Recall that both objectives relate to the connectivity of blocks in this grid. First, we want to minimize the number of high-risk blocks that are adjacent to one another. Second, we want to maximize the clusters of blocks with mature vegetation in them. Therefore, graph theory is greatly useful here! Each block is a vertex of your graph, which are then connected by edges, representing adjacency. These authors treat a block as a square with four neighbors, but it could also be adapted to include the “corner neighbors,” as well. Decision makers can choose the scale of how much area is represented by each block, as well as how many blocks to include in the overall grid.
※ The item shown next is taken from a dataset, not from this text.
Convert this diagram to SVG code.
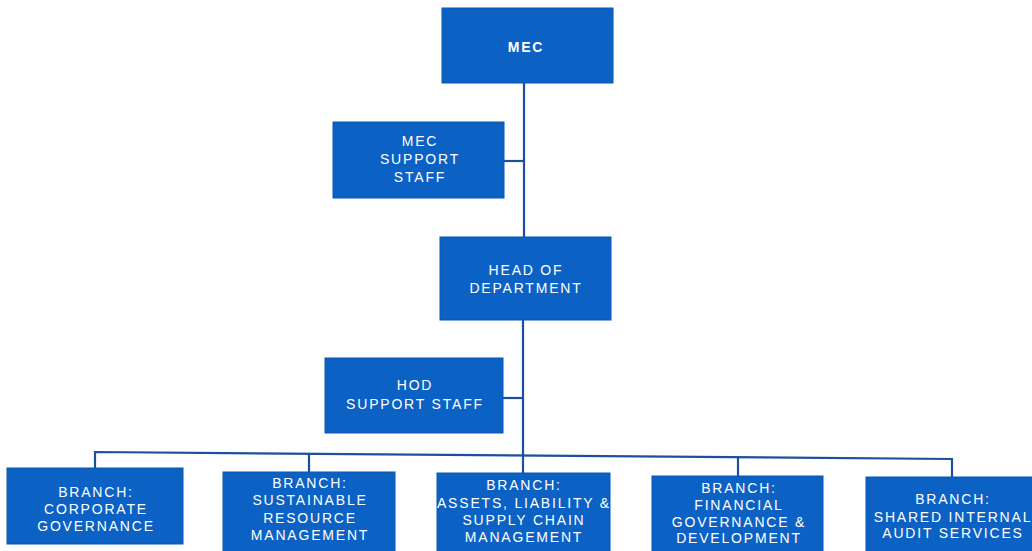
<svg xmlns="http://www.w3.org/2000/svg" width="1032" height="551" viewBox="0 0 1032 551">
<style>
.box{fill:#0b62c4;stroke:#0a57ad;stroke-width:1}
.t{font-family:"Liberation Sans",Arial,sans-serif;font-size:14px;fill:#ffffff;text-anchor:middle;letter-spacing:1.8px}
.b{font-weight:bold}
.c{fill:none;stroke:#1d4f9c;stroke-width:2.2}
</style>
<rect width="1032" height="551" fill="#ffffff"/>
<g id="connectors">
<path class="c" d="M524 83 V237"/>
<path class="c" d="M504 161 H524"/>
<path class="c" d="M523 320 V455"/>
<path class="c" d="M503 398 H523"/>
<path class="c" d="M95 468 V452 L952 459 V477"/>
<path class="c" d="M309 453 V472"/>
<path class="c" d="M523 455 V473"/>
<path class="c" d="M738 457 V476"/>
</g>
<g id="mec">
<rect class="box" x="442" y="8" width="171" height="75"/>
<text class="t b" x="526" y="52">MEC</text>
</g>
<g id="mec-support">
<rect class="box" x="333" y="122" width="171" height="76"/>
<text class="t" x="420" y="146">MEC</text>
<text class="t" x="420" y="164">SUPPORT</text>
<text class="t" x="420" y="182">STAFF</text>
</g>
<g id="hod">
<rect class="box" x="440" y="237" width="171" height="83"/>
<text class="t" x="526" y="275">HEAD OF</text>
<text class="t" x="526" y="293">DEPARTMENT</text>
</g>
<g id="hod-support">
<rect class="box" x="325" y="358" width="178" height="75"/>
<text class="t" x="415" y="390">HOD</text>
<text class="t" x="415" y="409">SUPPORT STAFF</text>
</g>
<g id="branch-corporate">
<rect class="box" x="7" y="468" width="176" height="76"/>
<text class="t" x="96" y="497">BRANCH:</text>
<text class="t" x="96" y="514">CORPORATE</text>
<text class="t" x="96" y="531">GOVERNANCE</text>
</g>
<g id="branch-sustainable">
<rect class="box" x="223" y="472" width="172" height="82"/>
<text class="t" x="310" y="488">BRANCH:</text>
<text class="t" x="310" y="505">SUSTAINABLE</text>
<text class="t" x="310" y="523">RESOURCE</text>
<text class="t" x="310" y="540">MANAGEMENT</text>
</g>
<g id="branch-assets">
<rect class="box" x="437" y="473" width="173" height="82"/>
<text class="t" x="524" y="490">BRANCH:</text>
<text class="t" x="524" y="508">ASSETS, LIABILITY &amp;</text>
<text class="t" x="524" y="525">SUPPLY CHAIN</text>
<text class="t" x="524" y="542">MANAGEMENT</text>
</g>
<g id="branch-financial">
<rect class="box" x="652" y="476" width="171" height="80"/>
<text class="t" x="739" y="493">BRANCH:</text>
<text class="t" x="739" y="510">FINANCIAL</text>
<text class="t" x="739" y="527">GOVERNANCE &amp;</text>
<text class="t" x="739" y="543">DEVELOPMENT</text>
</g>
<g id="branch-audit">
<rect class="box" x="866" y="477" width="170" height="80"/>
<text class="t" x="953" y="504">BRANCH:</text>
<text class="t" x="953" y="522">SHARED INTERNAL</text>
<text class="t" x="953" y="538">AUDIT SERVICES</text>
</g>
</svg>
You can imagine that adding more blocks would increase the accuracy but also will slow down the optimization program. On the other hand, you could sacrifice some accuracy by using a reasonable number of blocks, each of which covers a large area of your landscape.
The computational results show that an optimization model with full scope of the landscape can quite quickly fragment the high-risk fuel structure. Sometimes, this is made more difficult when guaranteeing connectivity of habitats, and so the result includes a few clusters of high-risk blocks. Other times, the habitat connectivity constraint results in infeasibility, which is another reason that it is beneficial to solve the problem with this as an objectiverather than a constraint!
Optimization can be used to simultaneously protect humans and endangered animal species from trauma such as wildfires. As climate change presents increasingly high-stakes problems for the world to grapple with, it is essential for operations research and mathematical modeling to play a role creating solutions!